Data records:
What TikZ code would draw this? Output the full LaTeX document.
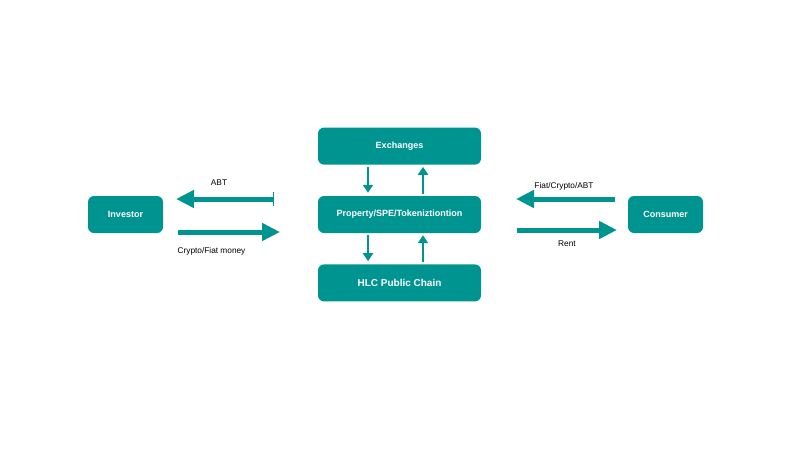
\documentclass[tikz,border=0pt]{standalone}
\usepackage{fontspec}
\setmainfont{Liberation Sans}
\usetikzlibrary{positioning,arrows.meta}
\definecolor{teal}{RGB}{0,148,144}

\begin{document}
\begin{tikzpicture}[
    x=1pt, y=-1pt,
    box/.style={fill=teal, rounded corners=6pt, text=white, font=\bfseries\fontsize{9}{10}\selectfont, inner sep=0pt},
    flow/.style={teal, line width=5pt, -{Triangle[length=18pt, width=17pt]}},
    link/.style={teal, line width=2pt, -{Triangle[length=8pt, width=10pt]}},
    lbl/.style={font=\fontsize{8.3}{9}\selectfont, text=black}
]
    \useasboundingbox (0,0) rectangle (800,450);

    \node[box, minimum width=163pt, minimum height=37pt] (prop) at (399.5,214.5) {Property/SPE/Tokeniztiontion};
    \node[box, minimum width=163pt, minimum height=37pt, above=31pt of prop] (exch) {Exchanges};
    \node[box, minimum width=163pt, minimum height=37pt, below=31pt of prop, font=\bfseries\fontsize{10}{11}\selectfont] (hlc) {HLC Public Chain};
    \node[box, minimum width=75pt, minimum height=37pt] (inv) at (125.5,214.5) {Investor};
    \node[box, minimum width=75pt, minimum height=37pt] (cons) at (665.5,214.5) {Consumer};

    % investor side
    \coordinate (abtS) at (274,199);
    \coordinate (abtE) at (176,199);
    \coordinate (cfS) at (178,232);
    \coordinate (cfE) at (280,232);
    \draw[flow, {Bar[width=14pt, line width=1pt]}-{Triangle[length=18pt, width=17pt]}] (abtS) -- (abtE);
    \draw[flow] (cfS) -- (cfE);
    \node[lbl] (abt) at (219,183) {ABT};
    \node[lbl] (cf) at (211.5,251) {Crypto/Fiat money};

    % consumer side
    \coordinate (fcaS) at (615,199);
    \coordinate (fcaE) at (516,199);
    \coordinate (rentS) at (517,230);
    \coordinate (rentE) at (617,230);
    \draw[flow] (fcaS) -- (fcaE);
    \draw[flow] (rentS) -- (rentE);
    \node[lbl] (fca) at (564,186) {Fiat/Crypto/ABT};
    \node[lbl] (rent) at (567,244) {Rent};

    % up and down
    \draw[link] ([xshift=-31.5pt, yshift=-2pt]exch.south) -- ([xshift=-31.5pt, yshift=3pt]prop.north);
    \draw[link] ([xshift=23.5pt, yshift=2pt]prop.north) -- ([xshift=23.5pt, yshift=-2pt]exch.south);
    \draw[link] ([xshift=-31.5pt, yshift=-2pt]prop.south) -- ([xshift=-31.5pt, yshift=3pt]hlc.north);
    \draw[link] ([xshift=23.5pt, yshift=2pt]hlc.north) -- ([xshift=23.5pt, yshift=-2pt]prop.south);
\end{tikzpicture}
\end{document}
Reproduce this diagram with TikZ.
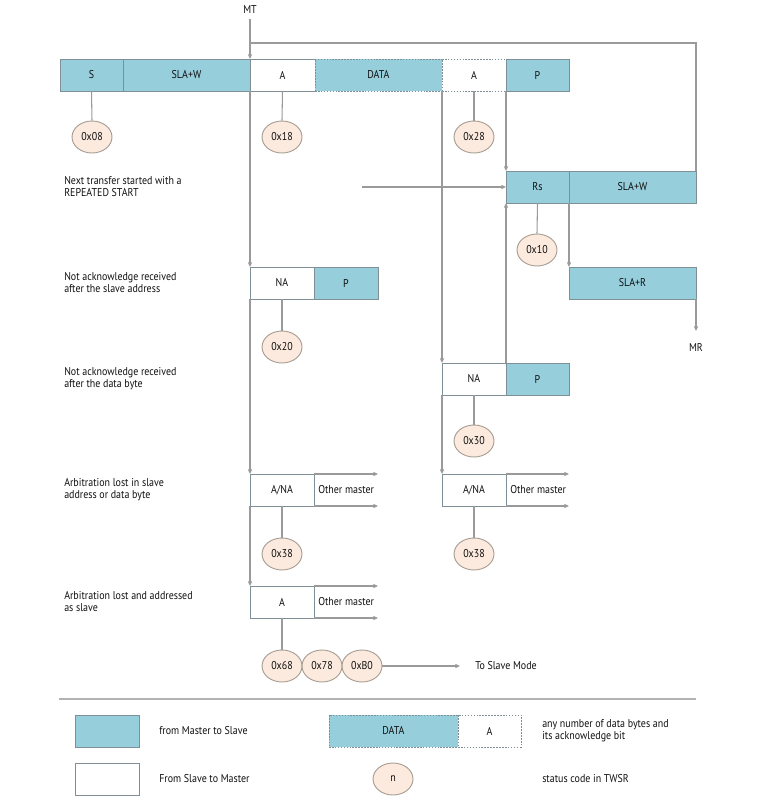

**Problem requirements**
Leave out the pictures and repeat the lines from the start of the material through the line with "(0,0) rectangle (800,450);", inclusive.

**Solution to the problem**
What TikZ code would draw this? Output the full LaTeX document.
\documentclass[tikz,border=0pt]{standalone}
\usepackage{fontspec}
\setmainfont{Liberation Sans}
\usetikzlibrary{positioning,arrows.meta}
\definecolor{teal}{RGB}{0,148,144}

\begin{document}
\begin{tikzpicture}[
    x=1pt, y=-1pt,
    box/.style={fill=teal, rounded corners=6pt, text=white, font=\bfseries\fontsize{9}{10}\selectfont, inner sep=0pt},
    flow/.style={teal, line width=5pt, -{Triangle[length=18pt, width=17pt]}},
    link/.style={teal, line width=2pt, -{Triangle[length=8pt, width=10pt]}},
    lbl/.style={font=\fontsize{8.3}{9}\selectfont, text=black}
]
    \useasboundingbox (0,0) rectangle (800,450);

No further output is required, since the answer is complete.